Use naval assets to impose a no-fly zone over western Syria, including Aleppo, Syria’s largest (and most embattled) city. A U.S. threat to shoot down Syrian military aircraft, including helicopters, will keep the Syrian air force grounded without requiring the U.S. to destroy Syria’s sophisticated anti-aircraft capabilities.

Destroying Syrian air defenses is essential to creating a no-fly zone. A no-fly zone cannot be enforced successfully without doing this. A no-fly zone can’t be imposed until after that has been done. Doing that means that the U.S. must start a war against the Syrian government.

Stephens’ comment is worth noting for a few reasons. It reflects a persistent, widespread misunderstanding of what no-fly zones are. Some people conflate no-fly zones with much more aggressive air campaigns that target ground forces, and others treat them as magical zones of protection that will somehow prevent ground attacks on vulnerable populations. There are some advocates of a no-fly zone in Syria that know what they’re talking about, but they are the exception. Threatening to shoot down Syrian aircraft while failing to create the conditions necessary to do that is nothing more than a bluff that would soon be called. The remark also represents the interventionist habit to pretend that starting wars against other governments is a low-risk move, which usually involves ignoring or denying the risks that would actually be involved. According to Stephens, the U.S. can dictate what happens in Syria’s airspace without first controlling it.

Last week, Gen. Dempsey explained that destroying Syrian air defenses was possible, but that it would require a longer, more difficult effort than we saw in Libya:

Army Gen. Martin Dempsey, who is chairman of the Joint Chiefs of Staff, says sorties over Syria are a daunting but feasible prospect, and doubts the virtue of the likely outcome.

“The U.S. military has the capability to defeat that system, but it would be a greater challenge, and would take longer and require more resources” than in Libya, Dempsey said during a lunch meeting with reporters.

“The air defense picture in Libya is dramatically different than it is in Syria,” he said. “Syria has five times more air defense systems, some of which are high-end systems, that is to say higher altitude, longer range.”

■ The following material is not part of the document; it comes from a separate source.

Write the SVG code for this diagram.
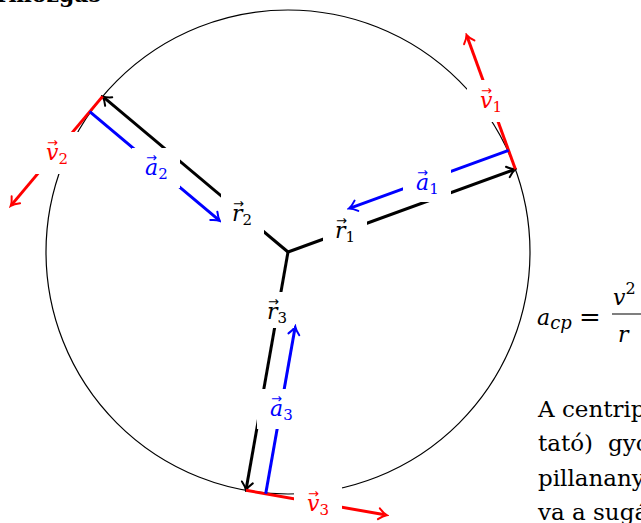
<svg xmlns="http://www.w3.org/2000/svg" width="641" height="523" viewBox="0 0 641 523">
<defs>
<style>
.circ{fill:none;stroke:#000;stroke-width:1.2}
.vec{fill:none;stroke-width:3;stroke-linecap:butt}
.r{stroke:#000}
.a{stroke:#0000ff}
.v{stroke:#ff0000}
.bg{fill:#fff}
.m{font-family:"DejaVu Serif",serif;font-style:italic;font-size:22px}
.sub{font-style:normal;font-size:15px}
.acc{font-family:"DejaVu Sans",sans-serif;font-style:normal;font-size:13px}
.body{font-family:"DejaVu Serif",serif;font-size:23px;fill:#000}
.kr{fill:#000}.bl{fill:#0000ff}.rd{fill:#ff0000}
</style>
<marker id="ahK" markerUnits="userSpaceOnUse" viewBox="-8 -8 12 16" markerWidth="12" markerHeight="16" refX="0" refY="0" orient="auto">
<path d="M-6,-5.5 Q-1.5,-1.2 2,0 Q-1.5,1.2 -6,5.5" fill="none" stroke="#000" stroke-width="2" stroke-linecap="round"/>
</marker>
<marker id="ahB" markerUnits="userSpaceOnUse" viewBox="-8 -8 12 16" markerWidth="12" markerHeight="16" refX="0" refY="0" orient="auto">
<path d="M-6,-5.5 Q-1.5,-1.2 2,0 Q-1.5,1.2 -6,5.5" fill="none" stroke="#0000ff" stroke-width="2" stroke-linecap="round"/>
</marker>
<marker id="ahR" markerUnits="userSpaceOnUse" viewBox="-8 -8 12 16" markerWidth="12" markerHeight="16" refX="0" refY="0" orient="auto">
<path d="M-6,-5.5 Q-1.5,-1.2 2,0 Q-1.5,1.2 -6,5.5" fill="none" stroke="#ff0000" stroke-width="2" stroke-linecap="round"/>
</marker>
</defs>

<text x="101" y="2" text-anchor="end" font-family="DejaVu Serif,serif" font-weight="bold" font-size="22">Körmozgás</text>

<g id="circle"><circle class="circ" cx="288" cy="252" r="242"/></g>

<g id="connectors">
<line class="vec r" x1="288" y1="252" x2="513.5" y2="169.9" marker-end="url(#ahK)"/>
<line class="vec r" x1="288" y1="252" x2="104.1" y2="97.7" marker-end="url(#ahK)"/>
<line class="vec r" x1="288" y1="252" x2="246.3" y2="488.3" marker-end="url(#ahK)"/>
<line class="vec v" x1="515.4" y1="169.2" x2="467.2" y2="36.7" marker-end="url(#ahR)"/>
<line class="vec v" x1="102.6" y1="96.4" x2="12.0" y2="204.4" marker-end="url(#ahR)"/>
<line class="vec v" x1="246.0" y1="490.3" x2="384.8" y2="514.8" marker-end="url(#ahR)"/>
<line class="vec a" x1="508.6" y1="150.4" x2="350.8" y2="207.8" marker-end="url(#ahB)"/>
<line class="vec a" x1="89.7" y1="111.7" x2="218.4" y2="219.7" marker-end="url(#ahB)"/>
<line class="vec a" x1="265.7" y1="493.8" x2="294.9" y2="328.4" marker-end="url(#ahB)"/>
</g>

<g id="label-r1"><rect class="bg" x="323" y="212" width="44" height="39"/><text class="m kr" x="335" y="238">r<tspan class="sub" dy="4">1</tspan><tspan class="acc" x="336" y="225">→</tspan></text></g>
<g id="label-r2"><rect class="bg" x="221" y="194" width="43" height="40"/><text class="m kr" x="232" y="221">r<tspan class="sub" dy="4">2</tspan><tspan class="acc" x="233" y="208">→</tspan></text></g>
<g id="label-r3"><rect class="bg" x="258" y="292" width="36" height="36"/><text class="m kr" x="267" y="319">r<tspan class="sub" dy="4">3</tspan><tspan class="acc" x="268" y="306">→</tspan></text></g>
<g id="label-a1"><rect class="bg" x="403" y="164" width="48" height="38"/><text class="m bl" x="416" y="190">a<tspan class="sub" dy="4">1</tspan><tspan class="acc" x="417" y="177">→</tspan></text></g>
<g id="label-a2"><rect class="bg" x="132" y="148" width="48" height="40"/><text class="m bl" x="145" y="175">a<tspan class="sub" dy="4">2</tspan><tspan class="acc" x="146" y="162">→</tspan></text></g>
<g id="label-a3"><rect class="bg" x="257" y="389" width="48" height="40"/><text class="m bl" x="270" y="416">a<tspan class="sub" dy="4">3</tspan><tspan class="acc" x="271" y="403">→</tspan></text></g>
<g id="label-v1"><rect class="bg" x="467" y="80" width="48" height="42"/><text class="m rd" x="480" y="108">v<tspan class="sub" dy="4">1</tspan><tspan class="acc" x="481" y="95">→</tspan></text></g>
<g id="label-v2"><rect class="bg" x="33" y="132" width="48" height="42"/><text class="m rd" x="46" y="160">v<tspan class="sub" dy="4">2</tspan><tspan class="acc" x="47" y="147">→</tspan></text></g>
<g id="label-v3"><rect class="bg" x="294" y="483" width="48" height="42"/><text class="m rd" x="307" y="511">v<tspan class="sub" dy="4">3</tspan><tspan class="acc" x="308" y="498">→</tspan></text></g>

<g id="formula">
<text class="m" x="537" y="325" font-size="26">a<tspan style="font-style:italic;font-size:18px" dy="4">cp</tspan></text>
<text x="590" y="326" text-anchor="middle" font-family="DejaVu Serif,serif" font-size="26">=</text>
<line x1="612" y1="314" x2="650" y2="314" stroke="#000" stroke-width="1.2"/>
<text class="m" x="613" y="305" font-size="26">v<tspan style="font-style:normal;font-size:16px" dy="-11">2</tspan></text>
<text class="m" x="618" y="342" font-size="26">r</text>
</g>

<g id="paragraph">
<text class="body" x="538" y="417">A centrip</text>
<text class="body" x="538" y="451">tató)<tspan x="608">gyo</tspan></text>
<text class="body" x="538" y="486">pillanany</text>
<text class="body" x="538" y="520">va a sugá</text>
</g>
</svg>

The real issue is that a no-fly zone commits the U.S. to a war in Syria, but it achieves none of the main things that interventionists claim to want:

A no-fly zone would be militarily effective, Dempsey said, though it likely won’t produce the kind of outcome that members of Congress or the American people would desire, such as an end to the violence, political reconciliation and stability in the country and region.

Of course, if the U.S. did impose a no-fly zone it would be just one of the first steps in our gradually escalating role in Syria’s conflict.